Zugleich würdigte Jüsten die geleistete Arbeit der Bundesregierung. Sie habe mit dem seit bald drei Jahren andauernden Angriffskrieg Russlands gegen die Ukraine und immer dringlicher werdenden Transformationsprozessen vor immens hohen Herausforderungen gestanden. Es seien in dieser Zeit einiges auf den Weg gebracht und wichtige Weichen gestellt worden, "etwa in der Friedens- und Sicherheitspolitik, in der Energiepolitik, bei der Bewältigung des Klimawandels, in der Arbeitsmarkt und Sozialpolitik".
Auch der Vorsitzende der Deutschen Bischofskonferenz (DBK), Bischof Georg Bätzing, äußerte sich zum Bruch der Ampelkoalition. Es brauche jetzt gesellschaftlichen Zusammenhalt und Solidarität. Zudem sei die Kunst des politischen Kompromisses notwendig. "Dieses Vertrauen habe ich in die Politik", so Bätzing.
Der Münchner Kardinal Reinhard Marx nahm ebenfalls Stellung zum Ende der Ampel-Regierung. Dass in politischen Krisen die Institutionen funktionierten, sei grundsätzlich eine gute Nachricht, sagte Marx am Donnerstag in München bei der Abschluss-Pressekonferenz zur Herbstvollversammlung der bayerischen Bischöfe. Es drohe kein Bürgerkrieg, vielmehr könne in geregelter Weise ein neuer Anfang gesetzt werden. "Ich glaube, wir unterschätzen in unserem Land, was das bedeutet, dass man funktionsfähige Institutionen hat, die auch mit schwierigen Situationen umgehen können."

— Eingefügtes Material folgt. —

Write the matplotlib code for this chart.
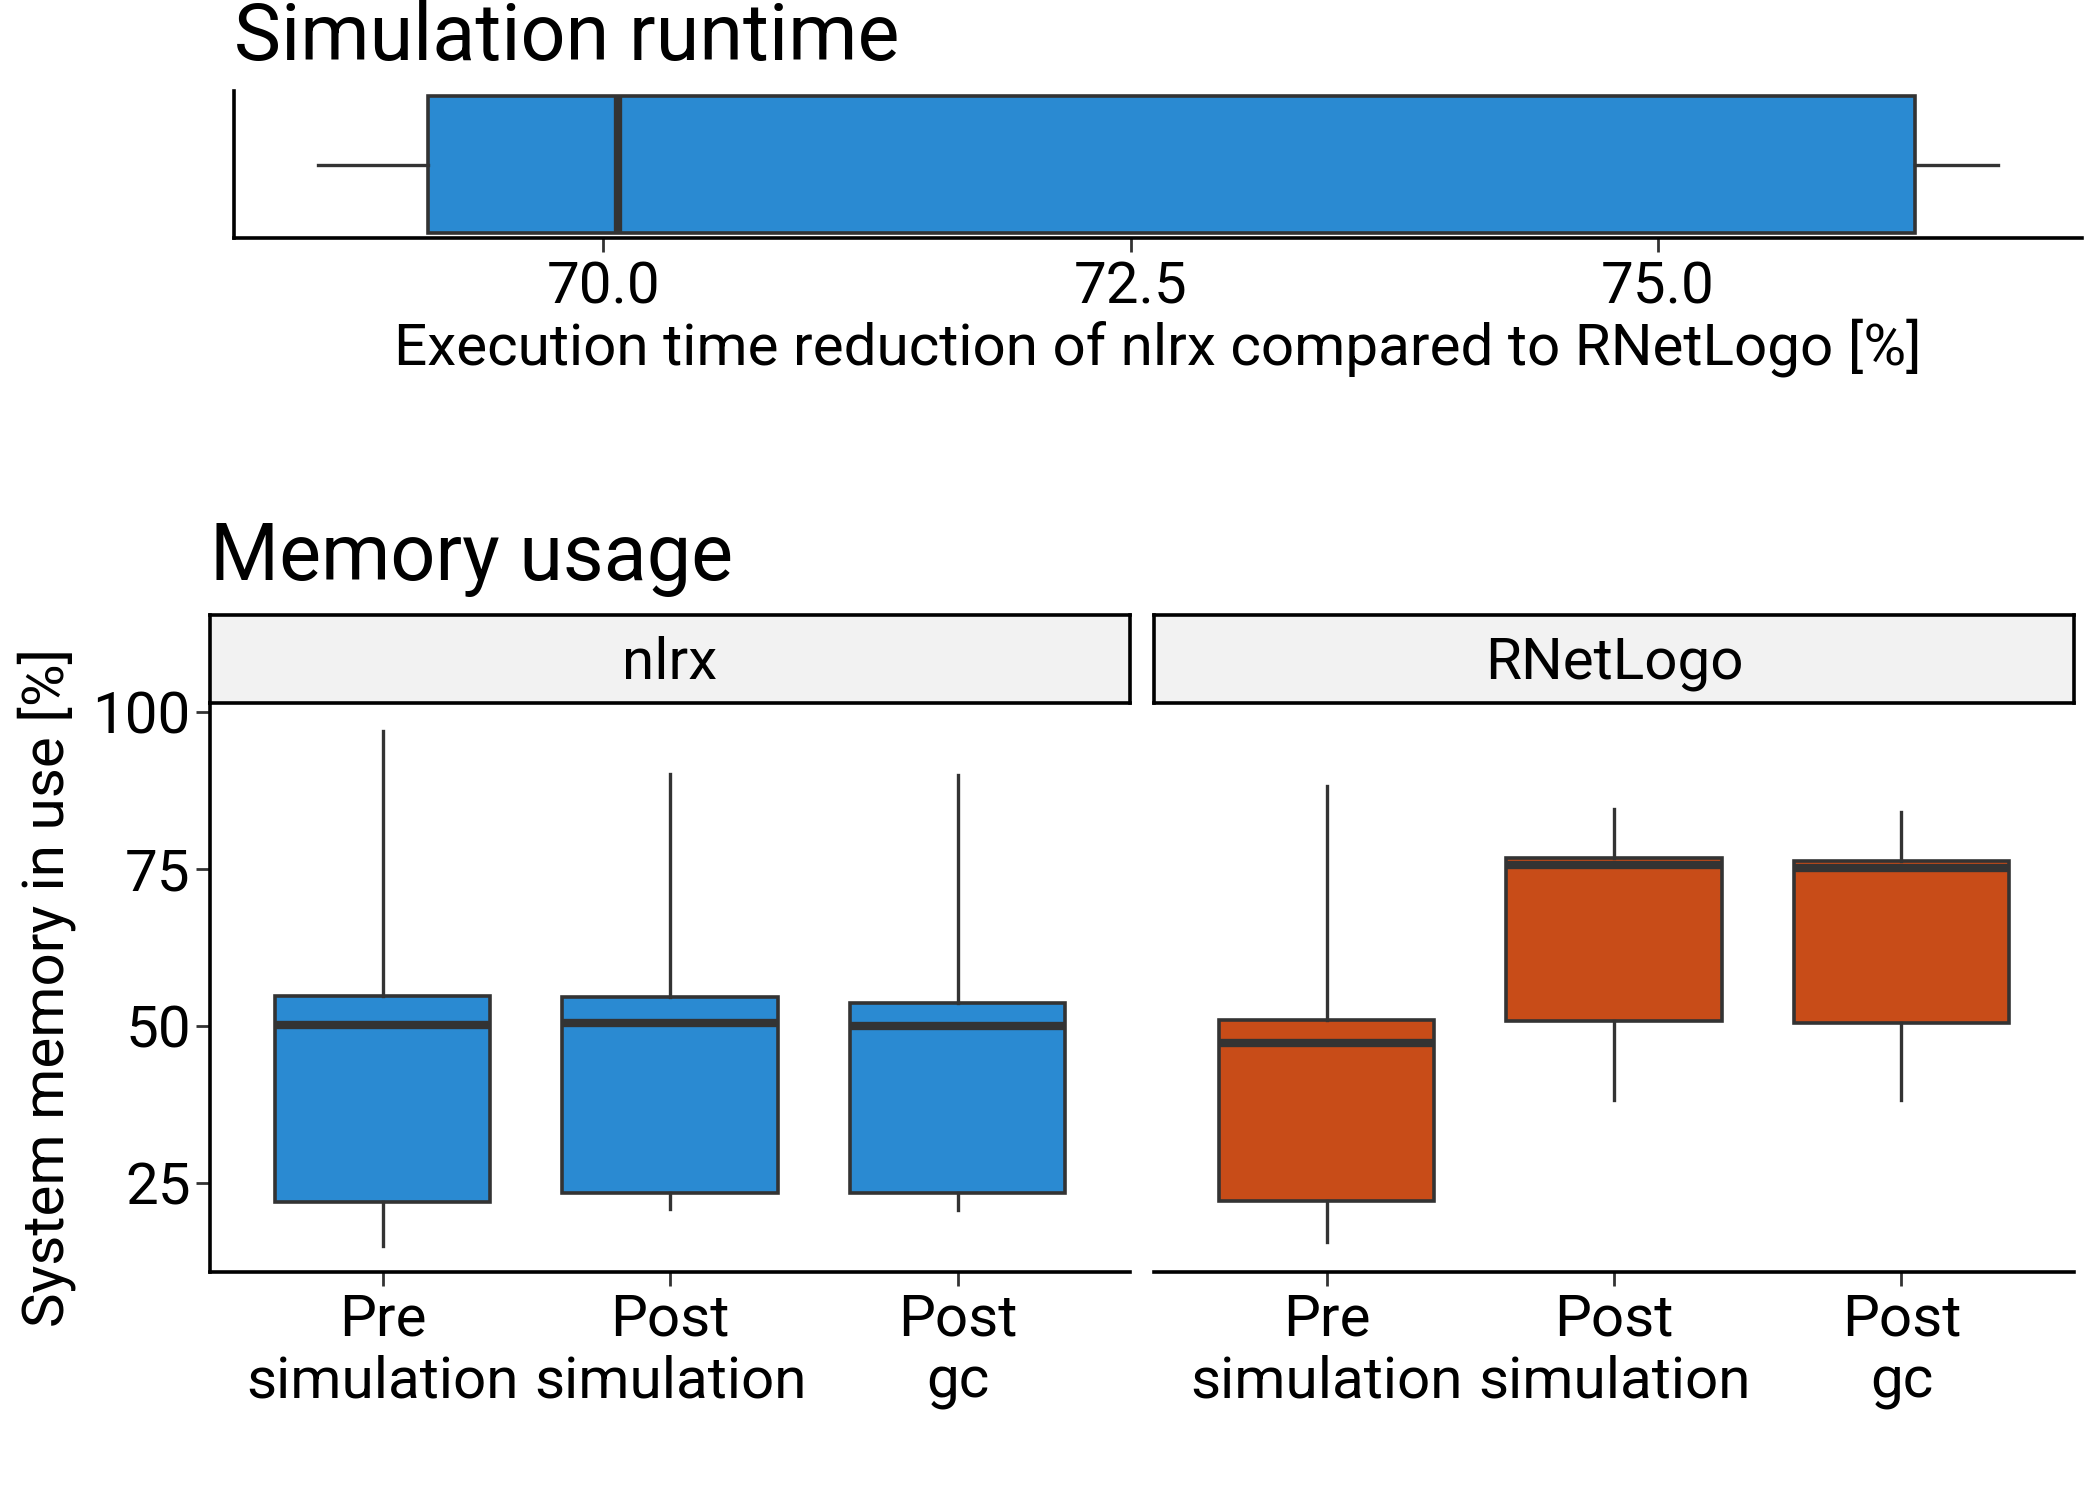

Auf Nachfrage ging der Kardinal auf den Begriff "Vertrauen" ein. Bundeskanzler Olaf Scholz (SPD) hatte die Trennung von Finanzminister Christian Lindner (FDP) unter anderem damit begründet, dass kein Vertrauen mehr vorhanden sei. Auch in der Finanzkrise sei das Hauptproblem der Verlust des Vertrauens gewesen, so Marx. Die Banken hätten sich damals nicht mehr getraut, auch die Politik habe den Banken nicht mehr getraut. Funktionierende Institutionen seien das eine, unabhängige Gerichte und Rechtsstaatlichkeit das andere. Aber das reiche nicht aus, wenn nicht ein Grundvertrauen in die Institutionen vorhanden sei.
Man könne viel über die Veränderung der politischen Kultur in Deutschland in den vergangenen Jahrzehnten nachdenken, ergänzte Marx. Aber früher sei nicht alles besser gewesen, wenn man an die harten Auseinandersetzungen im Parlament in den 1950er- und 1960er-Jahren denke. Das politische Geschäft in der Demokratie sei immer ein Kampf bis an die Grenze dessen gewesen, wo man fragen könne, ob die rote Linie des Anstands überschritten werde.
Warnung in Sachen Sozialstaat
Zugleich verwies Marx darauf, dass die Bischöfe vor jedem Wahlkampf gemahnt hätten, einen fairen Wettbewerb mit Respekt vor dem anderen zu führen. Es gelte, ein Niveau zu halten. Doch wo die Grenze sei, lasse sich schwer sagen. Da könne man nur an jeden appellieren, darüber nachzudenken, ob er im Zweifelsfall von anderen genauso behandelt werden wolle wie er es selbst vorgegeben habe.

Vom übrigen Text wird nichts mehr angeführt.